Tuesday, January 19, 2016

Is that the Same Band I Knew and Loved?

The film Straight Outta Compton opens with a screen shot of Galaxy, a vinyl album by the ‘70s funk band War. Thus is the stage set for this story of the new generation of hip hop and gangsta rap artists and the success of N.W.A. as chronicled in this hard-hitting successful film.

Dr. Dre, Ice Cube, and Snoop Dogg were just learning to walk the streets of Compton when the music of War—a band also formed in southern California and popular in Compton, whose members included Howard Scott, BB Dickerson, Harold Brown, Lonnie Jordan, Charles Miller, Papa Dee Allen, and Lee Oskar—saturated popular radio playlists with hits like “Low Rider,” “Slipping Into Darkness,” “Cisco Kid,” “Spill the Wine,” “The World is a Ghetto,” “All Day Music,“ and “Why Can’t We Be Friends?” These classic hits served as an early influence for the seminal rhymers and rappers who would become known as N.W.A.

So where is War today? In 1981, the original band manager, Jerry Goldstein, was issued a trademark registration for War in his production company’s name. Following extensive litigation, an injunction was issued in 1991 that prohibits the original band members from performing as War or using the trademark War in the advertising, performance, or promotion of any entertainment service.

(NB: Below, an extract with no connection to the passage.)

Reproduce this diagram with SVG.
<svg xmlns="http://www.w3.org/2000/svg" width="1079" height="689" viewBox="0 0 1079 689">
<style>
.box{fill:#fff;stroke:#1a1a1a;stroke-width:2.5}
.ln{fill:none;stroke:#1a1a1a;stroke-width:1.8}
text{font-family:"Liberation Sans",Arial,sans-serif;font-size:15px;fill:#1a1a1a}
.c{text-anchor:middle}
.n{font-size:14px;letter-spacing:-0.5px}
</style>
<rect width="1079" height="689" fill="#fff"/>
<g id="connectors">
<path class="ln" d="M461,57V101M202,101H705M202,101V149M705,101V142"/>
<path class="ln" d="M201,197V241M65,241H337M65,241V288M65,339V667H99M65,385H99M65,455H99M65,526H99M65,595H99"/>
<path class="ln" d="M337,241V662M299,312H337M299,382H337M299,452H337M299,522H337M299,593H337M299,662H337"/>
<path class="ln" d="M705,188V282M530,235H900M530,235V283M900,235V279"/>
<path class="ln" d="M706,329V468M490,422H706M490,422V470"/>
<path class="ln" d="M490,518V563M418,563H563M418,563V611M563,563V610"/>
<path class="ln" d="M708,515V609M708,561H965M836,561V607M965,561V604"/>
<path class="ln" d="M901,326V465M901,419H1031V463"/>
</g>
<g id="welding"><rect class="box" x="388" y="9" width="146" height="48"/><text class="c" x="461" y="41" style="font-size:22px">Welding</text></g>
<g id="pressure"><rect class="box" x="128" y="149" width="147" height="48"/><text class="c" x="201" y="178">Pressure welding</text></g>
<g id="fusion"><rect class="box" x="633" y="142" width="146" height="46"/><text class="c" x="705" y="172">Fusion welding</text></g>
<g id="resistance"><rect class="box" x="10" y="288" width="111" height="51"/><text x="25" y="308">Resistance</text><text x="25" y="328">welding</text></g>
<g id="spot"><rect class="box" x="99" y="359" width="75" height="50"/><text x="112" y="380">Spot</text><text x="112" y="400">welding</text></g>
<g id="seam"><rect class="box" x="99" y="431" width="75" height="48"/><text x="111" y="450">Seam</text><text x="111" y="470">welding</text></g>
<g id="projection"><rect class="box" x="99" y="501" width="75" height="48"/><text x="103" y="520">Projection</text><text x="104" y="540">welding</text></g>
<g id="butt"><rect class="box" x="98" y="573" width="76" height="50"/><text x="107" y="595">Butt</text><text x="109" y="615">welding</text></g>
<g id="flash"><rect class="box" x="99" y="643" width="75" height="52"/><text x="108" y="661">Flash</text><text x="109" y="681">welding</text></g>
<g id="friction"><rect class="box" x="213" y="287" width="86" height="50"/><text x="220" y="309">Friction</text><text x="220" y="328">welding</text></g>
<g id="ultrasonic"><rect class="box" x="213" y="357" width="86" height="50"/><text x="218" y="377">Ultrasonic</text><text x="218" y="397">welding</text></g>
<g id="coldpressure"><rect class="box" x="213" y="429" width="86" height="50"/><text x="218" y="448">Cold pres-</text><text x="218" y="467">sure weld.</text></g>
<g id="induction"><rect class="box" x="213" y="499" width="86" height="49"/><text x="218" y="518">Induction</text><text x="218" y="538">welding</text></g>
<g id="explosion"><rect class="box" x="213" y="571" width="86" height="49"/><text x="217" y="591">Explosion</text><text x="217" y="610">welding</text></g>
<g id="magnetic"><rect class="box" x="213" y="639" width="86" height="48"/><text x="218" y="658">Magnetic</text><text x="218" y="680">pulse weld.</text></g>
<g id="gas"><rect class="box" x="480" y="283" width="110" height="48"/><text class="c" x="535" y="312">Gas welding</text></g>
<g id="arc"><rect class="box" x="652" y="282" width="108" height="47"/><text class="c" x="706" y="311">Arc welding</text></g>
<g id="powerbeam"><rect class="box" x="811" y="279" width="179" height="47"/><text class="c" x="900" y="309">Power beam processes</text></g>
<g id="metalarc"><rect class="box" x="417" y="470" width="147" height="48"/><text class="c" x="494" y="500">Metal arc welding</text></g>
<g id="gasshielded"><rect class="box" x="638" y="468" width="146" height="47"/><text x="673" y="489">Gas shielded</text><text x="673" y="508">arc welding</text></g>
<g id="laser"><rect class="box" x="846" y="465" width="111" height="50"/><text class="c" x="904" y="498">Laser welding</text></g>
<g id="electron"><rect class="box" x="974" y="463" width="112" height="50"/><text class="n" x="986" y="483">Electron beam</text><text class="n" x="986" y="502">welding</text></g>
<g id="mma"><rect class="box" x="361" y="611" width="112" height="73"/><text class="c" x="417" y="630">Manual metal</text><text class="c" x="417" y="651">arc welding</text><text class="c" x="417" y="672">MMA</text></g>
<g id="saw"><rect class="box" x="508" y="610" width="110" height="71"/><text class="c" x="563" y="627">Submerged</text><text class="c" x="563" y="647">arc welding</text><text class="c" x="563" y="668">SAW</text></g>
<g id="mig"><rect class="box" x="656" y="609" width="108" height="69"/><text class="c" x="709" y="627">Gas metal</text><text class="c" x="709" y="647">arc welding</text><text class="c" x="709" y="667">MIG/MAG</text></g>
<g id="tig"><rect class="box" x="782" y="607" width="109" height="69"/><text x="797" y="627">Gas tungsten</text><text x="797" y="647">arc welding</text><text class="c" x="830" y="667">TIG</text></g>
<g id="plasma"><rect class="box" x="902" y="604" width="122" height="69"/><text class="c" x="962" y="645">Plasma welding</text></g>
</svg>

You may, however, still find a group performing as War at state fairs and smaller venues. This band, managed by Jerry Goldstein, is advertised and promoted as War, but includes only one original member of the band (Lonnie Jordan). This so-called War is scheduled to perform at the Dakota in Minneapolis on January 24th and 25th.

The remaining original founding members of War, the ones who wrote and performed the iconic hit songs (Brown, Dickerson, Scott, and Oskar), continue to perform, but not as War. Due to the litigation with their former manager (sound familiar, N.W.A.?), the four artists most responsible for the music made popular by War during the 1970s are now forced to call themselves the “Lowrider Band.” They are even barred from referring to themselves as former members of the band. 

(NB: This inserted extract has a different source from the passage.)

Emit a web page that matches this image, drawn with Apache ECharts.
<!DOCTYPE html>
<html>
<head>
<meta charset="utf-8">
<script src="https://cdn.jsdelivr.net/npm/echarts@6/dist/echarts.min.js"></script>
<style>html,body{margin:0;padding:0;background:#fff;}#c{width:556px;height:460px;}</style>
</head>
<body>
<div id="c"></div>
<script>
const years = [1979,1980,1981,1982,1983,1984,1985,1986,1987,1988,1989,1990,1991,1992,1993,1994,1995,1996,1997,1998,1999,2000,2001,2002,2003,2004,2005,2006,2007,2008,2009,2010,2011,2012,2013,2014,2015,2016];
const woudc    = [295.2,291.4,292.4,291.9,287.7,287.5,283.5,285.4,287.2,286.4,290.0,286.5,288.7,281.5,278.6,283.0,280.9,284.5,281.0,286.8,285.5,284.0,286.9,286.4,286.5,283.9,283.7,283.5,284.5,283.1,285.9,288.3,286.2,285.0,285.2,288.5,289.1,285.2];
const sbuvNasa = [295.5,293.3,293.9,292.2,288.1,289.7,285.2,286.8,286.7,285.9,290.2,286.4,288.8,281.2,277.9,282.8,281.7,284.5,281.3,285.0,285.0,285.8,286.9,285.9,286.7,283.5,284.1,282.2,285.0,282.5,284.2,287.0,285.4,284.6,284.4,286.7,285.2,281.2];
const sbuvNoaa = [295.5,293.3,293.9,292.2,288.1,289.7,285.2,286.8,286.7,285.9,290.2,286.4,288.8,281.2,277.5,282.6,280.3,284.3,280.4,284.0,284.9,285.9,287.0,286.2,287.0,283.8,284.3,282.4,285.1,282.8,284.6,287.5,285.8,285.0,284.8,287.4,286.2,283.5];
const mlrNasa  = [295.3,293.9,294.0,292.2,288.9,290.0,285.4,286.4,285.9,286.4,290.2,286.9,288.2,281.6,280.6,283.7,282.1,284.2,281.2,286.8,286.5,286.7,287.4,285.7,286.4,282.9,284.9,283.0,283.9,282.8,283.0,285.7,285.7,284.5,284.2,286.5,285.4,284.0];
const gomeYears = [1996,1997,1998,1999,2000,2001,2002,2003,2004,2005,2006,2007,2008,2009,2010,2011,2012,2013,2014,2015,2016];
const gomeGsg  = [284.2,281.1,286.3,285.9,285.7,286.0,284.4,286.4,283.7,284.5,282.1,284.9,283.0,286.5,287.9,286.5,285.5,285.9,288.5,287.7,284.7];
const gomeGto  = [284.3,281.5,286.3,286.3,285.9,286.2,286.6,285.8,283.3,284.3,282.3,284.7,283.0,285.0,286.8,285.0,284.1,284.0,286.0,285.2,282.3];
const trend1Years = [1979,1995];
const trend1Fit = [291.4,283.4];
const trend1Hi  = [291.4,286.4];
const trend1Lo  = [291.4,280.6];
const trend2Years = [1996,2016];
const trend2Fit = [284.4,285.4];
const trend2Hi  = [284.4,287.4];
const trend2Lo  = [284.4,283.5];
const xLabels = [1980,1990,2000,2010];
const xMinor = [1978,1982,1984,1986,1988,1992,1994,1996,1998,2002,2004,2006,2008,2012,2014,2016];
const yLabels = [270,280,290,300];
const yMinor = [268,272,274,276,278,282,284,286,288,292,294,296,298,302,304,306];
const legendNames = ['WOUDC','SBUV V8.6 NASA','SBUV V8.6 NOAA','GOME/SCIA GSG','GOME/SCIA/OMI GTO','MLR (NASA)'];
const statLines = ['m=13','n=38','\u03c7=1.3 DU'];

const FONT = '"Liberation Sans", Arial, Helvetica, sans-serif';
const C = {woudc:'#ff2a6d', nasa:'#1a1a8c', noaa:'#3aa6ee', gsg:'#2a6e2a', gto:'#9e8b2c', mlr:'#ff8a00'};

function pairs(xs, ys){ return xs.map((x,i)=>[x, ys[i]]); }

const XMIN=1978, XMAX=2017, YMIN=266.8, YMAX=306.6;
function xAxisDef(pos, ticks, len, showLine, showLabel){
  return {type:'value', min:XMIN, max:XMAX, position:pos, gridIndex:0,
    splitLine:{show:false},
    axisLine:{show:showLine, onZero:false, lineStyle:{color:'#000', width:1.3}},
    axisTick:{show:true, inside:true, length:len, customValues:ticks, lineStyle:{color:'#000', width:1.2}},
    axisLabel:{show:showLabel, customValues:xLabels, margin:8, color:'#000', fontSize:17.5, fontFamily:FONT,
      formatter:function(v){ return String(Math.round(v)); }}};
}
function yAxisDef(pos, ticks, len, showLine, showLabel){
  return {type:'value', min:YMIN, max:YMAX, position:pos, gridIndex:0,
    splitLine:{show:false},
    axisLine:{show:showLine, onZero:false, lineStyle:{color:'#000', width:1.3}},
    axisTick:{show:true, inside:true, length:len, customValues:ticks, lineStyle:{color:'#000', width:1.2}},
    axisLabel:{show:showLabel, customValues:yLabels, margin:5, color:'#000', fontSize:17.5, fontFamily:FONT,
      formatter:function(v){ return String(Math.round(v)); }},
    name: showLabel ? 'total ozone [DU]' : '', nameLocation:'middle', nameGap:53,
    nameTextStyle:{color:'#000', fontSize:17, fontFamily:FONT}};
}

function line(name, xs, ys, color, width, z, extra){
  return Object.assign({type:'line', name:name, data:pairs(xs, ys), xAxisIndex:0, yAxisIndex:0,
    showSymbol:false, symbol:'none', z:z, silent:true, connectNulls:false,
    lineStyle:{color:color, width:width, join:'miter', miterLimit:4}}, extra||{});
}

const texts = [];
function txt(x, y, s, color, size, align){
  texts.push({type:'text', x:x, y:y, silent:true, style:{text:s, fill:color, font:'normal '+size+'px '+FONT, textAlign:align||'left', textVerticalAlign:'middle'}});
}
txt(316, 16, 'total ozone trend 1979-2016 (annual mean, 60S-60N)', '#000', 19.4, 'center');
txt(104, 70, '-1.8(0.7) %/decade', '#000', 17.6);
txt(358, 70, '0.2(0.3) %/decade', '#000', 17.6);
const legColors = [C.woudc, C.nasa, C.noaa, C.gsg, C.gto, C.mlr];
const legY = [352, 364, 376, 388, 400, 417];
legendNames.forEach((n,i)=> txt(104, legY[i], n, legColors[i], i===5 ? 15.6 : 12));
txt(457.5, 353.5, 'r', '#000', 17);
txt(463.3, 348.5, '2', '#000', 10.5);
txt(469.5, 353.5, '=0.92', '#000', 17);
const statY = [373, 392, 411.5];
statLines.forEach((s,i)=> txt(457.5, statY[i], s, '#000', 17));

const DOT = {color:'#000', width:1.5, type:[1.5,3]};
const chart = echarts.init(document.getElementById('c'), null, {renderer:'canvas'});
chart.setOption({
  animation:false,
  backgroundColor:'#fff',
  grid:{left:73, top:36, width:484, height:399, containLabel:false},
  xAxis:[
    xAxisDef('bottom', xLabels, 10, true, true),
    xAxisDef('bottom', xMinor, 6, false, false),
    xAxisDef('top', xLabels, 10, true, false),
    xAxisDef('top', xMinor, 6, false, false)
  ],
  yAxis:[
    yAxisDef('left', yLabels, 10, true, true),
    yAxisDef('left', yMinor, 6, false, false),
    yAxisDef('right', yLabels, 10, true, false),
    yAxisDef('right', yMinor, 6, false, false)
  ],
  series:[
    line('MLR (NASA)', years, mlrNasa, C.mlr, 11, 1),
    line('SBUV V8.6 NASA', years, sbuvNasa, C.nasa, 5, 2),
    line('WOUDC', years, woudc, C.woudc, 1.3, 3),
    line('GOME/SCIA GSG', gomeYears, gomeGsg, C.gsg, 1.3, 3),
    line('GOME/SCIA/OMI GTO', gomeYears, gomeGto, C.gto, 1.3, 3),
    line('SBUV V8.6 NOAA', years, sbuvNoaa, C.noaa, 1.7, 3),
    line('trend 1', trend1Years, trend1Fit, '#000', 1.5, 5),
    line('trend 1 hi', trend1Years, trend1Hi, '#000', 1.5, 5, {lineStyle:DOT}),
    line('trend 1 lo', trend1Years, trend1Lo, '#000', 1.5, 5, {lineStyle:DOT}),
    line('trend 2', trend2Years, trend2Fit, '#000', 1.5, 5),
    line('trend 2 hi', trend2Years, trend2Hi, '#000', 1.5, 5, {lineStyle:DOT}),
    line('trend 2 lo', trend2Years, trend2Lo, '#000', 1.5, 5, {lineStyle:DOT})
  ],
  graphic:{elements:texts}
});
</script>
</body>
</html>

Who ever said the music industry was fair to artists?

But what about the fans? Are you a fan excited to see War perform at the Dakota next week? Perhaps you were one of the 22,060 fans who attended the War and Guess Who concert at the St. Paul Civic Center on August 8, 1974.  1If so, be forewarned. The group performing at the Dakota next week will not be the same ‘70s band you knew and loved. Lee Oskar will not be playing his trademark harmonica solos or saxophone riffs that so typified the War sound. BB and his bass will not be there. Neither will Scott’s guitar skills or Brown’s drum beats be on display.

Is this fair to you? If you purchased tickets to hear the Beatles perform, and instead of John, Paul, George, and Ringo taking the stage you were faced with Bob, Peter, Phil, and Ringo, I assume you would not be very happy. Even if they performed the same great Beatle songs, I bet you would feel ripped off. How could they advertise the performance as a Beatles concert with only one original member taking the stage? You would not expect to hear a bunch of musicians hired by the manager to play Beatles songs. Wouldn’t it be better to be truthful and advertise the show as Ringo and some friends performing Beatles songs?

If you do go, I hope you enjoy the show. But if you want to hear the original War vibe with the iconic classic songs performed by the artists who actually wrote and performed the music before sold-out venues worldwide, you will not find it at the Dakota. You will have to wait to see the Lowrider Band.

1Great trivia question: What was the best attended single concert in the history of the St Paul Civic Center before it was demolished? Most answer the Rolling Stones, Grateful Dead, or other popular ‘70s bands, but few know that it was the Guess Who and WAR concert in 1974. Remember American Woman?  [Editor’s Note: One of us—you might be able to guess who (no pun intended)—actually was there. Whatever happened to $3 concert tickets?]

1 comment :

  1. I was at that concert on August 8, 1974 and I heard Nixon resign right along with you and thousands of other fans. What a night! I remember the entire crowd screaming, yelling, and applauding for joy. How do I support the Lowrider Band?